A 100 anni dalla nascita di Fanon, di Malcolm X e di Lumumba, il Sud del mondo,
la Palestina e l’Africa in particolare (penso soprattutto al Sahel) hanno ancora
bisogno del loro messaggio? Ha ragione il socialismo bolivariano a puntare sulla
possibilità di costruire oggi l’uomo e la donna nuovi senza distruggere ciò che
lo impedisce? O bisogna tornare al machete?

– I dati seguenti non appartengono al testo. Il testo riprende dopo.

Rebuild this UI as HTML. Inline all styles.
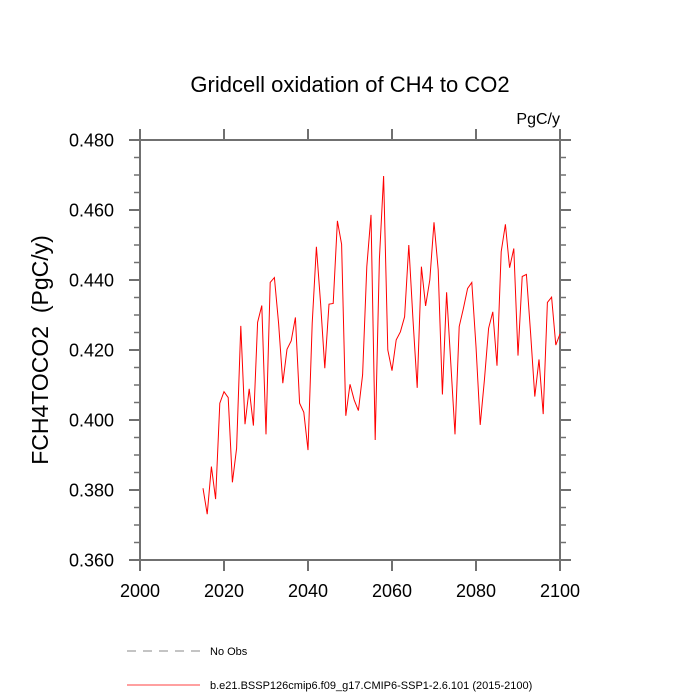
<!DOCTYPE html>
<html><head><meta charset="utf-8"><style>
body{margin:0;background:#fff;}
svg{display:block;font-family:"Liberation Sans",sans-serif;}
</style></head><body>
<svg id="chart" width="700" height="700">
<text x="350" y="92" text-anchor="middle" font-size="22">Gridcell oxidation of CH4 to CO2</text>
<text x="560" y="124" text-anchor="end" font-size="16">PgC/y</text>
<text transform="translate(48,350) rotate(-90)" text-anchor="middle" font-size="23" xml:space="preserve">FCH4TOCO2  (PgC/y)</text>
<g id="axes"></g>
<path id="series" fill="none" stroke="#ff0000" stroke-width="1"/>
<line x1="127" y1="651" x2="200" y2="651" stroke="#888" stroke-dasharray="9,7"/>
<text x="210" y="655" font-size="11">No Obs</text>
<line x1="127" y1="685" x2="200" y2="685" stroke="#ff0000" stroke-width="0.8"/>
<text x="210" y="689" font-size="11">b.e21.BSSP126cmip6.f09_g17.CMIP6-SSP1-2.6.101 (2015-2100)</text>
</svg>
<script>
const startYear = 2015;
const values = [0.3805,0.3731,0.3867,0.3774,0.4048,0.4081,0.4064,0.3822,0.3919,0.4269,
0.3988,0.4089,0.3984,0.4279,0.4327,0.3959,0.4393,0.4407,0.4276,0.4105,
0.4202,0.4226,0.4293,0.4048,0.4022,0.3914,0.4276,0.4495,0.4333,0.4148,
0.4331,0.4333,0.4569,0.4502,0.4012,0.4102,0.4057,0.4027,0.4129,0.4438,
0.4586,0.3943,0.4460,0.4697,0.4200,0.4141,0.4229,0.4252,0.4295,0.4500,
0.4286,0.4092,0.4438,0.4326,0.4400,0.4565,0.4429,0.4073,0.4365,0.4162,
0.3959,0.4267,0.4319,0.4376,0.4393,0.4210,0.3986,0.4114,0.4262,0.4309,
0.4155,0.4481,0.4559,0.4435,0.4490,0.4184,0.4410,0.4416,0.4248,0.4067,
0.4173,0.4017,0.4336,0.4351,0.4214,0.4246];
const xTicks = [2000,2020,2040,2060,2080,2100];
const yTicks = [0.36,0.38,0.40,0.42,0.44,0.46,0.48];
const L=140,R=560,T=140,B=560;
const xs = v => L + (v-2000)/100*(R-L);
const ys = v => B - (v-0.36)/0.12*(B-T);
const NS='http://www.w3.org/2000/svg';
const g=document.getElementById('axes');
const AX='#707070';
function mk(tag,a){const e=document.createElementNS(NS,tag);for(const k in a)e.setAttribute(k,a[k]);g.appendChild(e);return e;}
const frame=mk('rect',{x:L,y:T,width:R-L,height:B-T,fill:'none',stroke:AX,'stroke-width':2});


xTicks.forEach(t=>{
 mk('line',{x1:xs(t),y1:B,x2:xs(t),y2:B+11,stroke:AX,'stroke-width':2});
 mk('line',{x1:xs(t),y1:T,x2:xs(t),y2:T-11,stroke:AX,'stroke-width':2});});
for(let i=0;i<=24;i++){const v=0.36+i*0.005;const major=(i%4===0);const len=major?11:6;
 mk('line',{x1:L,y1:ys(v),x2:L-len,y2:ys(v),stroke:AX,'stroke-width':major?2:1.5});
 mk('line',{x1:R,y1:ys(v),x2:R+len,y2:ys(v),stroke:AX,'stroke-width':major?2:1.5});}
xTicks.forEach(t=>{const e=mk('text',{x:xs(t),y:B+37,'text-anchor':'middle','font-size':18});e.textContent=t;
 
 });
yTicks.forEach(t=>{const e=mk('text',{x:L-26,y:ys(t)+6.5,'text-anchor':'end','font-size':18});e.textContent=t.toFixed(3);
 
 });
document.getElementById('series').setAttribute('d',values.map((v,i)=>(i?'L':'M')+xs(startYear+i).toFixed(2)+','+ys(v).toFixed(2)).join(''));
</script>
</body></html>
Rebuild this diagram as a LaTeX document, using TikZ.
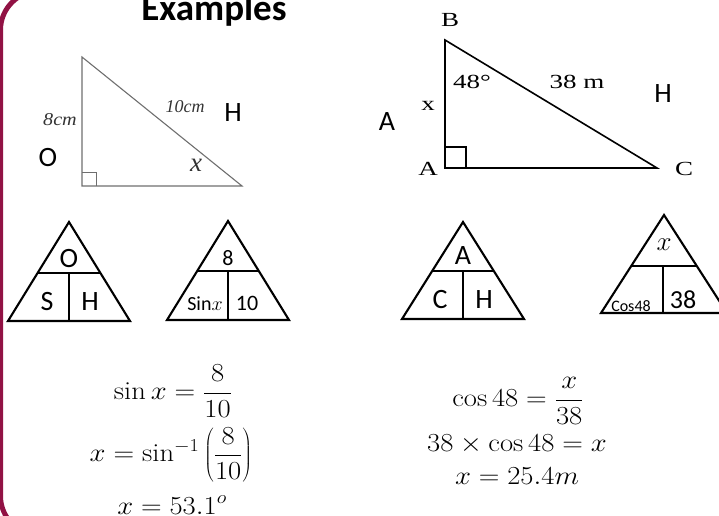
\RequirePackage{fix-cm}
\documentclass[tikz,border=0pt]{standalone}
\usepackage{fontspec}
\newfontfamily\calibri{Carlito}
\newfontfamily\timesf{Liberation Serif}
\usetikzlibrary{calc}
\definecolor{framecol}{RGB}{145,18,68}
\definecolor{imggray}{RGB}{110,110,110}
\newcommand{\wide}[1]{\scalebox{1.35}[1]{#1}}
\newcommand{\eqw}[1]{\scalebox{1.1}[1]{$\displaystyle #1$}}
\begin{document}
\begin{tikzpicture}[x=1pt,y=-1pt,
  tri/.style={draw=black,line width=2.1pt,line join=miter},
  divl/.style={draw=black,line width=1.4pt},
  imgtri/.style={draw=imggray,line width=1.1pt},
  rtri/.style={draw=black,line width=1.6pt},
  bigsans/.style={font=\calibri\fontsize{28}{30}\selectfont,inner sep=0pt},
  midsans/.style={font=\calibri\fontsize{22}{24}\selectfont,inner sep=0pt},
  serif/.style={font=\timesf\fontsize{20}{22}\selectfont,inner sep=0pt},
  itserif/.style={font=\timesf\itshape\fontsize{18}{20}\selectfont,text=black!80,inner sep=0pt},
  eq/.style={font=\fontsize{26}{29}\selectfont,inner sep=0pt}]
\useasboundingbox (0,0) rectangle (719,515);
% frame
\draw[framecol,line width=5pt,rounded corners=39pt] (120,-9) -- (0.5,-9) -- (0.5,535) -- (120,535);
% title
\node[anchor=base,font=\calibri\bfseries\fontsize{37}{40}\selectfont,inner sep=0pt] (title) at (214,20) {Examples};
% ---- left picture triangle
\coordinate (p1t) at (82,57);
\coordinate (p1a) at (82,186);
\coordinate (p1c) at (242,186);
\draw[imgtri] (p1t) -- (p1a) -- (p1c) -- cycle;
\draw[imggray,line width=0.9pt] (82,172) -- (96,172) -- (96,186);
\node[itserif] (l8) at (60,120) {\scalebox{1.12}[1]{8cm}};
\node[itserif] (l10) at (185,107) {10cm};
\node[itserif,font=\timesf\itshape\fontsize{27}{29}\selectfont] (lx) at (196,165) {x};
\node[bigsans] (lH) at (233,113) {H};
\node[bigsans] (lO) at (48,158) {O};
% ---- right picture triangle
\coordinate (pB) at (445,40);
\coordinate (pA) at (445,168);
\coordinate (pC) at (657,168);
\draw[rtri] (pB) -- (pA) -- (pC) -- cycle;
\draw[black,line width=1.3pt] (445,147) -- (466,147) -- (466,168);
\node[serif] (rB) at (450,20) {\wide{B}};
\node[serif] (r48) at (472,82) {\wide{48°}};
\node[serif] (r38) at (577,82) {\wide{38 m}};
\node[serif] (rx) at (428,106) {\wide{x}};
\node[serif] (rA) at (428,169) {\wide{A}};
\node[serif] (rC) at (684,169) {\wide{C}};
\node[bigsans] (rH) at (663,94) {H};
\node[bigsans] (rAA) at (387,122) {A};
% ---- formula triangle 1
\coordinate (a1) at (69,222); \coordinate (b1) at (8,321); \coordinate (c1) at (130,321);
\draw[tri] (a1) -- (b1) -- (c1) -- cycle;
\draw[divl] ($(a1)!0.515!(b1)$) -- ($(a1)!0.515!(c1)$);
\coordinate (m1) at (69,273); \coordinate (n1) at (69,321);
\draw[divl] (m1) -- (n1);
\node[bigsans] (t1O) at (69,259) {O};
\node[bigsans] (t1S) at (47,302) {S};
\node[bigsans] (t1H) at (90,302) {H};
% ---- formula triangle 2
\coordinate (a2) at (228,221); \coordinate (b2) at (167,320); \coordinate (c2) at (289,320);
\draw[tri] (a2) -- (b2) -- (c2) -- cycle;
\draw[divl] ($(a2)!0.505!(b2)$) -- ($(a2)!0.505!(c2)$);
\coordinate (m2) at (228,271); \coordinate (n2) at (228,320);
\draw[divl] (m2) -- (n2);
\node[midsans] (t2a) at (228,258) {8};
\node[midsans,font=\calibri\fontsize{20}{22}\selectfont] (t2b) at (205,304) {Sin$x$};
\node[midsans] (t2c) at (247,303) {10};
% ---- formula triangle 3
\coordinate (a3) at (463,222); \coordinate (b3) at (402,319); \coordinate (c3) at (524,319);
\draw[tri] (a3) -- (b3) -- (c3) -- cycle;
\draw[divl] ($(a3)!0.505!(b3)$) -- ($(a3)!0.505!(c3)$);
\coordinate (m3) at (463,271); \coordinate (n3) at (463,319);
\draw[divl] (m3) -- (n3);
\node[bigsans] (t3A) at (463,256) {A};
\node[bigsans] (t3C) at (440,300) {C};
\node[bigsans] (t3H) at (484,300) {H};
% ---- formula triangle 4
\coordinate (a4) at (664,215); \coordinate (b4) at (601,313); \coordinate (c4) at (727,313);
\draw[tri] (a4) -- (b4) -- (c4) -- cycle;
\draw[divl] ($(a4)!0.52!(b4)$) -- ($(a4)!0.52!(c4)$);
\coordinate (m4) at (663,266); \coordinate (n4) at (663,313);
\draw[divl] (m4) -- (n4);
\node[eq,font=\fontsize{27}{29}\selectfont] (t4x) at (664,245) {$x$};
\node[midsans,font=\calibri\fontsize{16}{18}\selectfont] (t4c) at (631,306) {Cos48};
\node[midsans,font=\calibri\fontsize{26}{28}\selectfont] (t4n) at (683,300) {38};
% ---- equations left
\node[eq] (e1) at (173,391) {\eqw{\sin x=\frac{8}{10}}};
\node[eq] (e2) at (171,455) {\eqw{x=\sin^{-1}\left(\frac{8}{10}\right)}};
\node[eq,anchor=base] (e3) at (172,514) {\eqw{x=53.1^{o}}};
% ---- equations right
\node[eq] (f1) at (518,401) {\eqw{\cos 48=\frac{x}{38}}};
\node[eq,anchor=base] (f2) at (517,451) {\eqw{38\times\cos 48=x}};
\node[eq,anchor=base] (f3) at (517,484) {\eqw{x=25.4m}};
\end{tikzpicture}
\end{document}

A un secolo dalla nascita di Franz Fanon, Malcolm X e Lumumba, il loro messaggio
è ancora essenziale. Fanon ci ha insegnato che la colonizzazione non occupa solo
territori, ma anche coscienze, e che la liberazione deve essere materiale e
psicologica allo stesso tempo. Malcolm ha incarnato la dignità radicale contro
il razzismo strutturale. Lumumba ha simboleggiato la sovranità africana in un
mondo diviso in blocchi. Oggi, in Palestina, in Africa e nel Sud del mondo,
queste lezioni sono vitali: senza emancipazione culturale, non c’è emancipazione
politica. Il socialismo bolivariano, parlando dell'”uomo e della donna nuovi”,
riprende questa tradizione: quella di trasformare l’essere umano nel processo
stesso della lotta, non dopo. Non si tratta di “tornare al machete” come pura
violenza, ma di riconoscere che nessun progetto emancipatorio può fiorire senza
smantellare i dispositivi di oppressione che lo soffocano. La sfida rimane la
stessa: liberare l’essere umano nella sua totalità.